DO THIS:
Exactly as written, quote every line that follows, skipping the images.

"""

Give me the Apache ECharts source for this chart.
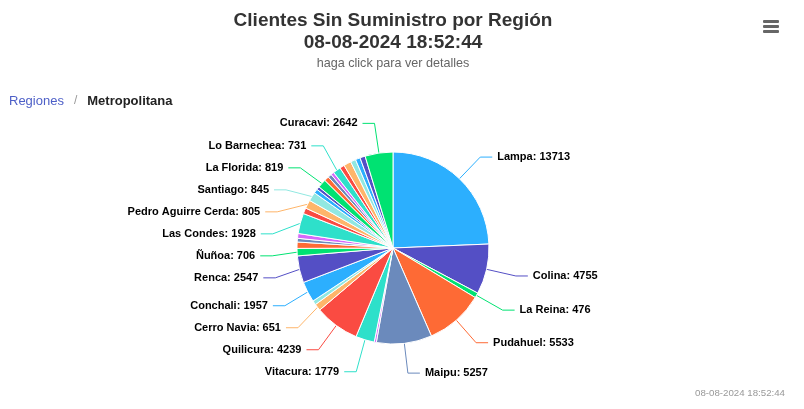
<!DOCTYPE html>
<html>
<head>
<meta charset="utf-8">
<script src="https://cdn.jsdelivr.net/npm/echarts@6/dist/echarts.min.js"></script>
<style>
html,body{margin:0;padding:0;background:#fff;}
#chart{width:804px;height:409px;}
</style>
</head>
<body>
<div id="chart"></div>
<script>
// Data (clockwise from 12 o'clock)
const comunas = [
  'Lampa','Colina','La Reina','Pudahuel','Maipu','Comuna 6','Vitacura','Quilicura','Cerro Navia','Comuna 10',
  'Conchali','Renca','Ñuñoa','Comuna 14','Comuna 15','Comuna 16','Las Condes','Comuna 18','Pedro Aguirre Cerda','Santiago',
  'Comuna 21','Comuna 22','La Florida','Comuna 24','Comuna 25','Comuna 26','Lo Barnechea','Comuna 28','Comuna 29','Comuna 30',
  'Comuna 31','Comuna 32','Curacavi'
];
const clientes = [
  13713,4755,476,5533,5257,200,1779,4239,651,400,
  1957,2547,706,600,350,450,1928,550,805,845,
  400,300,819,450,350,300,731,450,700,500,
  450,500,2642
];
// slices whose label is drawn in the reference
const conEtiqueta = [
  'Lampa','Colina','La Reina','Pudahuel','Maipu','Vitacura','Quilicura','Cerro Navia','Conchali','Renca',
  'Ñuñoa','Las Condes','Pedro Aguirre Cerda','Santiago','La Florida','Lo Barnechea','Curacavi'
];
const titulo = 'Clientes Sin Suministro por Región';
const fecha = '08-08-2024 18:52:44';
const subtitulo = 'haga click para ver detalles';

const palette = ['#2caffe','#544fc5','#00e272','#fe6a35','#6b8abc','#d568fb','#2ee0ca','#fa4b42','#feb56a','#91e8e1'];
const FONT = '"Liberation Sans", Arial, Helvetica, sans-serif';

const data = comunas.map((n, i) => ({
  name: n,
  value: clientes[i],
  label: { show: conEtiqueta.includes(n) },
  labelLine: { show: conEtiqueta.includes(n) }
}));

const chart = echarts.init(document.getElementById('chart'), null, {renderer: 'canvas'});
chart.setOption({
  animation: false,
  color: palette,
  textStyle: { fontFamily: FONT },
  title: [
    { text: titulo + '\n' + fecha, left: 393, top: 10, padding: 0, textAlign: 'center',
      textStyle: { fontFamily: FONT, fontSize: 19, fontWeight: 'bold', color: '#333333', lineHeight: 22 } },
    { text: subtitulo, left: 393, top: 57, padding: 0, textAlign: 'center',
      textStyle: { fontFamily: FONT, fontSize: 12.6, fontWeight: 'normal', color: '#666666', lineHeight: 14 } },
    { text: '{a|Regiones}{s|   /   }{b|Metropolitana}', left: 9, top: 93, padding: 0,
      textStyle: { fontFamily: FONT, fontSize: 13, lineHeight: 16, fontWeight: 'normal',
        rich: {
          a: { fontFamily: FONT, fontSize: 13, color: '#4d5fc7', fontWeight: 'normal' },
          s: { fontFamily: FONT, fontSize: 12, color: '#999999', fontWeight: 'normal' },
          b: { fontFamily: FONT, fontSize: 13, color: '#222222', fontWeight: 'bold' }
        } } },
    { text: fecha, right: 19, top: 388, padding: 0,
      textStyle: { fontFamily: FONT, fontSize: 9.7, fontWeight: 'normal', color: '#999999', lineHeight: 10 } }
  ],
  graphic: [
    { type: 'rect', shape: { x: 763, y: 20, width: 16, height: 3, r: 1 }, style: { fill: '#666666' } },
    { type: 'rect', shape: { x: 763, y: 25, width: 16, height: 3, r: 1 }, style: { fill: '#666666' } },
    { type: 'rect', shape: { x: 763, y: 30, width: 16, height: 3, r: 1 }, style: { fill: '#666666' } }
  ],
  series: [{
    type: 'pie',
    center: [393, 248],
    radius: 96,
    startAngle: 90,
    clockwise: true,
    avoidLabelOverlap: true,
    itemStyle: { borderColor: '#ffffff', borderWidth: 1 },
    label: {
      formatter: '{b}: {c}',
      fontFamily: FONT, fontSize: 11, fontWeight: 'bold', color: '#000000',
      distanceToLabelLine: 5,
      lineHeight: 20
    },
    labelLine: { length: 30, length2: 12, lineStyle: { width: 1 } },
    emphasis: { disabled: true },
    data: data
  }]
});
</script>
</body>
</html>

"""

RESPONSE:
Give me the Apache ECharts source for this chart.
<!DOCTYPE html>
<html>
<head>
<meta charset="utf-8">
<script src="https://cdn.jsdelivr.net/npm/echarts@6/dist/echarts.min.js"></script>
<style>
html,body{margin:0;padding:0;background:#fff;}
#chart{width:804px;height:409px;}
</style>
</head>
<body>
<div id="chart"></div>
<script>
// Data (clockwise from 12 o'clock)
const comunas = [
  'Lampa','Colina','La Reina','Pudahuel','Maipu','Comuna 6','Vitacura','Quilicura','Cerro Navia','Comuna 10',
  'Conchali','Renca','Ñuñoa','Comuna 14','Comuna 15','Comuna 16','Las Condes','Comuna 18','Pedro Aguirre Cerda','Santiago',
  'Comuna 21','Comuna 22','La Florida','Comuna 24','Comuna 25','Comuna 26','Lo Barnechea','Comuna 28','Comuna 29','Comuna 30',
  'Comuna 31','Comuna 32','Curacavi'
];
const clientes = [
  13713,4755,476,5533,5257,200,1779,4239,651,400,
  1957,2547,706,600,350,450,1928,550,805,845,
  400,300,819,450,350,300,731,450,700,500,
  450,500,2642
];
// slices whose label is drawn in the reference
const conEtiqueta = [
  'Lampa','Colina','La Reina','Pudahuel','Maipu','Vitacura','Quilicura','Cerro Navia','Conchali','Renca',
  'Ñuñoa','Las Condes','Pedro Aguirre Cerda','Santiago','La Florida','Lo Barnechea','Curacavi'
];
const titulo = 'Clientes Sin Suministro por Región';
const fecha = '08-08-2024 18:52:44';
const subtitulo = 'haga click para ver detalles';

const palette = ['#2caffe','#544fc5','#00e272','#fe6a35','#6b8abc','#d568fb','#2ee0ca','#fa4b42','#feb56a','#91e8e1'];
const FONT = '"Liberation Sans", Arial, Helvetica, sans-serif';

const data = comunas.map((n, i) => ({
  name: n,
  value: clientes[i],
  label: { show: conEtiqueta.includes(n) },
  labelLine: { show: conEtiqueta.includes(n) }
}));

const chart = echarts.init(document.getElementById('chart'), null, {renderer: 'canvas'});
chart.setOption({
  animation: false,
  color: palette,
  textStyle: { fontFamily: FONT },
  title: [
    { text: titulo + '\n' + fecha, left: 393, top: 10, padding: 0, textAlign: 'center',
      textStyle: { fontFamily: FONT, fontSize: 19, fontWeight: 'bold', color: '#333333', lineHeight: 22 } },
    { text: subtitulo, left: 393, top: 57, padding: 0, textAlign: 'center',
      textStyle: { fontFamily: FONT, fontSize: 12.6, fontWeight: 'normal', color: '#666666', lineHeight: 14 } },
    { text: '{a|Regiones}{s|   /   }{b|Metropolitana}', left: 9, top: 93, padding: 0,
      textStyle: { fontFamily: FONT, fontSize: 13, lineHeight: 16, fontWeight: 'normal',
        rich: {
          a: { fontFamily: FONT, fontSize: 13, color: '#4d5fc7', fontWeight: 'normal' },
          s: { fontFamily: FONT, fontSize: 12, color: '#999999', fontWeight: 'normal' },
          b: { fontFamily: FONT, fontSize: 13, color: '#222222', fontWeight: 'bold' }
        } } },
    { text: fecha, right: 19, top: 388, padding: 0,
      textStyle: { fontFamily: FONT, fontSize: 9.7, fontWeight: 'normal', color: '#999999', lineHeight: 10 } }
  ],
  graphic: [
    { type: 'rect', shape: { x: 763, y: 20, width: 16, height: 3, r: 1 }, style: { fill: '#666666' } },
    { type: 'rect', shape: { x: 763, y: 25, width: 16, height: 3, r: 1 }, style: { fill: '#666666' } },
    { type: 'rect', shape: { x: 763, y: 30, width: 16, height: 3, r: 1 }, style: { fill: '#666666' } }
  ],
  series: [{
    type: 'pie',
    center: [393, 248],
    radius: 96,
    startAngle: 90,
    clockwise: true,
    avoidLabelOverlap: true,
    itemStyle: { borderColor: '#ffffff', borderWidth: 1 },
    label: {
      formatter: '{b}: {c}',
      fontFamily: FONT, fontSize: 11, fontWeight: 'bold', color: '#000000',
      distanceToLabelLine: 5,
      lineHeight: 20
    },
    labelLine: { length: 30, length2: 12, lineStyle: { width: 1 } },
    emphasis: { disabled: true },
    data: data
  }]
});
</script>
</body>
</html>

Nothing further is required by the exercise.